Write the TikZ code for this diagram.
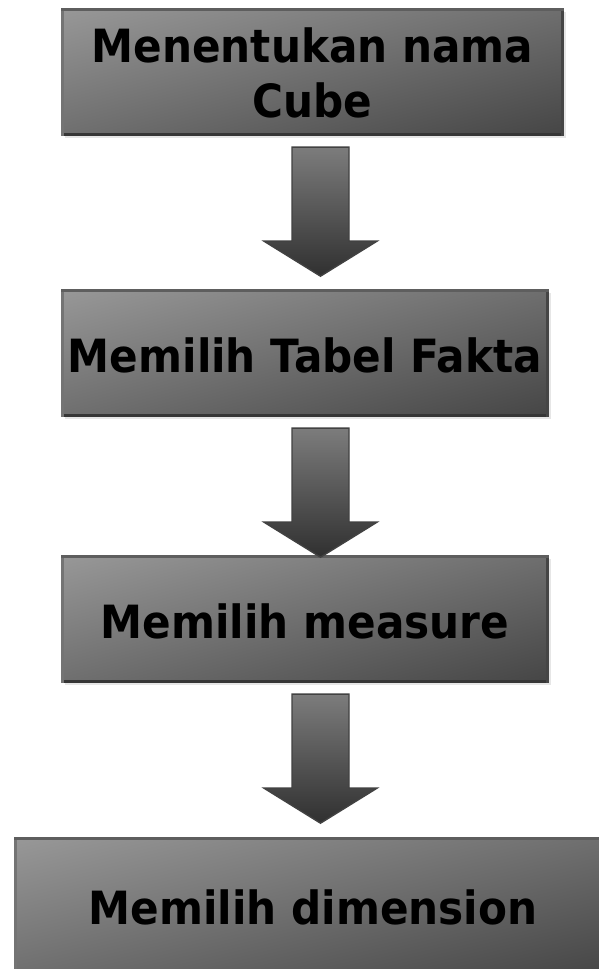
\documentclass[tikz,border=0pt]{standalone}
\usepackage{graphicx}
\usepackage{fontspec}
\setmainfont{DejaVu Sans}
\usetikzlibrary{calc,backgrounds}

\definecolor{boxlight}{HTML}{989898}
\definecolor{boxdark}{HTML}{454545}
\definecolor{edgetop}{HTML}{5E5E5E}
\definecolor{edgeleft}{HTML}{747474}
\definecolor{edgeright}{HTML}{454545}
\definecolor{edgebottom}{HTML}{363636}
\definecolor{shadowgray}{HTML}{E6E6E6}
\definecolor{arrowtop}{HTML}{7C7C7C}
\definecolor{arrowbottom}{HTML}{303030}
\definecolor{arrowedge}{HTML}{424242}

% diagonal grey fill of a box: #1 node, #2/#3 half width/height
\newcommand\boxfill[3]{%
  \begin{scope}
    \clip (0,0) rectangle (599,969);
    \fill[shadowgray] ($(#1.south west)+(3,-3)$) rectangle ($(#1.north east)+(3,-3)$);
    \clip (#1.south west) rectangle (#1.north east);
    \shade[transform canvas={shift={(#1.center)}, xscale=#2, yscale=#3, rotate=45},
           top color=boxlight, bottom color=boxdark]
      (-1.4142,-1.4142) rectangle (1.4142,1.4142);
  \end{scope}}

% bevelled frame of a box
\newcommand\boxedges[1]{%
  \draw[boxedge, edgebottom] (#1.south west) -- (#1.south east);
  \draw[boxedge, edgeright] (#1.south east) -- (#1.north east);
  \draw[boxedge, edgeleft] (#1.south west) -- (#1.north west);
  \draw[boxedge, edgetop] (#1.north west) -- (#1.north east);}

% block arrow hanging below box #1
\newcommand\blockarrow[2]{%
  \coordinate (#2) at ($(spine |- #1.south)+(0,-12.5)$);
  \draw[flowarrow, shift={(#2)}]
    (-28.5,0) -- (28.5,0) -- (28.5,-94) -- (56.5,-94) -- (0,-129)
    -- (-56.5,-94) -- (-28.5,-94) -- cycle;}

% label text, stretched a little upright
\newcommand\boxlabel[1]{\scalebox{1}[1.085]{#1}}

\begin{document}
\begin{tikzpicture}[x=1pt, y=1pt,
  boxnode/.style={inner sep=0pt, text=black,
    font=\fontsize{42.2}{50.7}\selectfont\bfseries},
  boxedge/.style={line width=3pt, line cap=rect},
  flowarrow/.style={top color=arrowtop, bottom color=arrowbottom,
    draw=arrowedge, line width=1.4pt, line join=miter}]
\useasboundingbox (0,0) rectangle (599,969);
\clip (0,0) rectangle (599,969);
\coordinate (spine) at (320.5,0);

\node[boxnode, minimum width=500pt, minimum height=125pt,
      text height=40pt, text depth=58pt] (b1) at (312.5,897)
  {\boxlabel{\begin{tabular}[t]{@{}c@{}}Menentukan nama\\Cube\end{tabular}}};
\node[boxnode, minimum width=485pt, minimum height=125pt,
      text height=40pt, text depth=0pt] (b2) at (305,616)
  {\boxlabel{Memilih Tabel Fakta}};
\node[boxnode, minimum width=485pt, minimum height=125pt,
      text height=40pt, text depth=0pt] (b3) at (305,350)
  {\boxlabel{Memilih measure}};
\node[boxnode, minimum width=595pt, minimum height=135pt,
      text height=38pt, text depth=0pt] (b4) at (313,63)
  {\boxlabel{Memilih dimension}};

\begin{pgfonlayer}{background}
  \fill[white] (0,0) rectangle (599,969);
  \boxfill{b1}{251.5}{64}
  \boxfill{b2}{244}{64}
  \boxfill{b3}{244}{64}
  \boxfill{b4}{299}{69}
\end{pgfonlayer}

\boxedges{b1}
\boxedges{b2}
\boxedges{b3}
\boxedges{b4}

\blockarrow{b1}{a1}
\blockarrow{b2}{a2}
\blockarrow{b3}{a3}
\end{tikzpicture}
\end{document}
§ §
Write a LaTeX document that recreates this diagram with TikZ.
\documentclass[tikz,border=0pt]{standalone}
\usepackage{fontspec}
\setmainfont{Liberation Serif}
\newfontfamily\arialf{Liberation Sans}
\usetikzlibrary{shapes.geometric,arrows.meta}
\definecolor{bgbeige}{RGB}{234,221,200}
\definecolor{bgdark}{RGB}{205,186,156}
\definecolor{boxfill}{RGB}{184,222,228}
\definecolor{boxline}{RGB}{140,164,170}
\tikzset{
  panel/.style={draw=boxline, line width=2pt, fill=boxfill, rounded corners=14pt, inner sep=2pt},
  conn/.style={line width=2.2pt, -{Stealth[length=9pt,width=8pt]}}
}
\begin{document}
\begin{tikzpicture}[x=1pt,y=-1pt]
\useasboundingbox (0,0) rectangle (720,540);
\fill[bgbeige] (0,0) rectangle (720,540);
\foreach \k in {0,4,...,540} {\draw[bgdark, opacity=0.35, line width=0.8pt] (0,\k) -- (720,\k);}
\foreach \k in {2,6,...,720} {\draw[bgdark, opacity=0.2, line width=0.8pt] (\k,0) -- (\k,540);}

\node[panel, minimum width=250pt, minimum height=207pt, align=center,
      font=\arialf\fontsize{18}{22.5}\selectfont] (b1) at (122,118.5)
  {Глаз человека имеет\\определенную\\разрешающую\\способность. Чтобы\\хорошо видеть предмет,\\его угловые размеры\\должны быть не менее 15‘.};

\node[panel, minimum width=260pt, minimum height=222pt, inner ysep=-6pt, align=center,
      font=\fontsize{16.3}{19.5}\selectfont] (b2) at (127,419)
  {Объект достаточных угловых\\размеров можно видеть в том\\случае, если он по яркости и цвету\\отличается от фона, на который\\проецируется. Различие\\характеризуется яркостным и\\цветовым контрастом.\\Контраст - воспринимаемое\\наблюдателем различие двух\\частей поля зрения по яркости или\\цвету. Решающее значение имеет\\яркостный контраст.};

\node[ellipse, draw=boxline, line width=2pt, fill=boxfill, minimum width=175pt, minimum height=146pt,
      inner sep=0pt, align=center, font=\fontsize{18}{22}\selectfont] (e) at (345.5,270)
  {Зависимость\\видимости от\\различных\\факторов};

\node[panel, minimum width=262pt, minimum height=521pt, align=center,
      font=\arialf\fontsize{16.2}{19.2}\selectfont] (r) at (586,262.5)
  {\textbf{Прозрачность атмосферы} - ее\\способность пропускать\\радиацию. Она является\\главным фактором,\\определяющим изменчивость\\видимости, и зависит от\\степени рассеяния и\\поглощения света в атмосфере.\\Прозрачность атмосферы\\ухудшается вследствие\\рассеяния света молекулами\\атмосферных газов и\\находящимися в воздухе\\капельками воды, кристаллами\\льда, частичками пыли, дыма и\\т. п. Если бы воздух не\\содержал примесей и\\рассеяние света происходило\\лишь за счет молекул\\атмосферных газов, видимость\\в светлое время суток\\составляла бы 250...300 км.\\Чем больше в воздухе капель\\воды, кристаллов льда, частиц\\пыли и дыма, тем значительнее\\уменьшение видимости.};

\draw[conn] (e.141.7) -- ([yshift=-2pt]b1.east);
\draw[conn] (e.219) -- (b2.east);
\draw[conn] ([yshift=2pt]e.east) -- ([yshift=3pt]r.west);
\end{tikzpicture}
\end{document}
§ §
# EXERCISE GOAL
Go through the material above and output exactly the lines from the one containing "Write a LaTeX" through the one containing "Чтобы\\хорошо видеть предмет,\\его".

# RIGHT ANSWER
Write a LaTeX document that recreates this diagram with TikZ.
\documentclass[tikz,border=0pt]{standalone}
\usepackage{fontspec}
\setmainfont{Liberation Serif}
\newfontfamily\arialf{Liberation Sans}
\usetikzlibrary{shapes.geometric,arrows.meta}
\definecolor{bgbeige}{RGB}{234,221,200}
\definecolor{bgdark}{RGB}{205,186,156}
\definecolor{boxfill}{RGB}{184,222,228}
\definecolor{boxline}{RGB}{140,164,170}
\tikzset{
  panel/.style={draw=boxline, line width=2pt, fill=boxfill, rounded corners=14pt, inner sep=2pt},
  conn/.style={line width=2.2pt, -{Stealth[length=9pt,width=8pt]}}
}
\begin{document}
\begin{tikzpicture}[x=1pt,y=-1pt]
\useasboundingbox (0,0) rectangle (720,540);
\fill[bgbeige] (0,0) rectangle (720,540);
\foreach \k in {0,4,...,540} {\draw[bgdark, opacity=0.35, line width=0.8pt] (0,\k) -- (720,\k);}
\foreach \k in {2,6,...,720} {\draw[bgdark, opacity=0.2, line width=0.8pt] (\k,0) -- (\k,540);}

\node[panel, minimum width=250pt, minimum height=207pt, align=center,
      font=\arialf\fontsize{18}{22.5}\selectfont] (b1) at (122,118.5)
  {Глаз человека имеет\\определенную\\разрешающую\\способность. Чтобы\\хорошо видеть предмет,\\его угловые размеры\\должны быть не менее 15‘.};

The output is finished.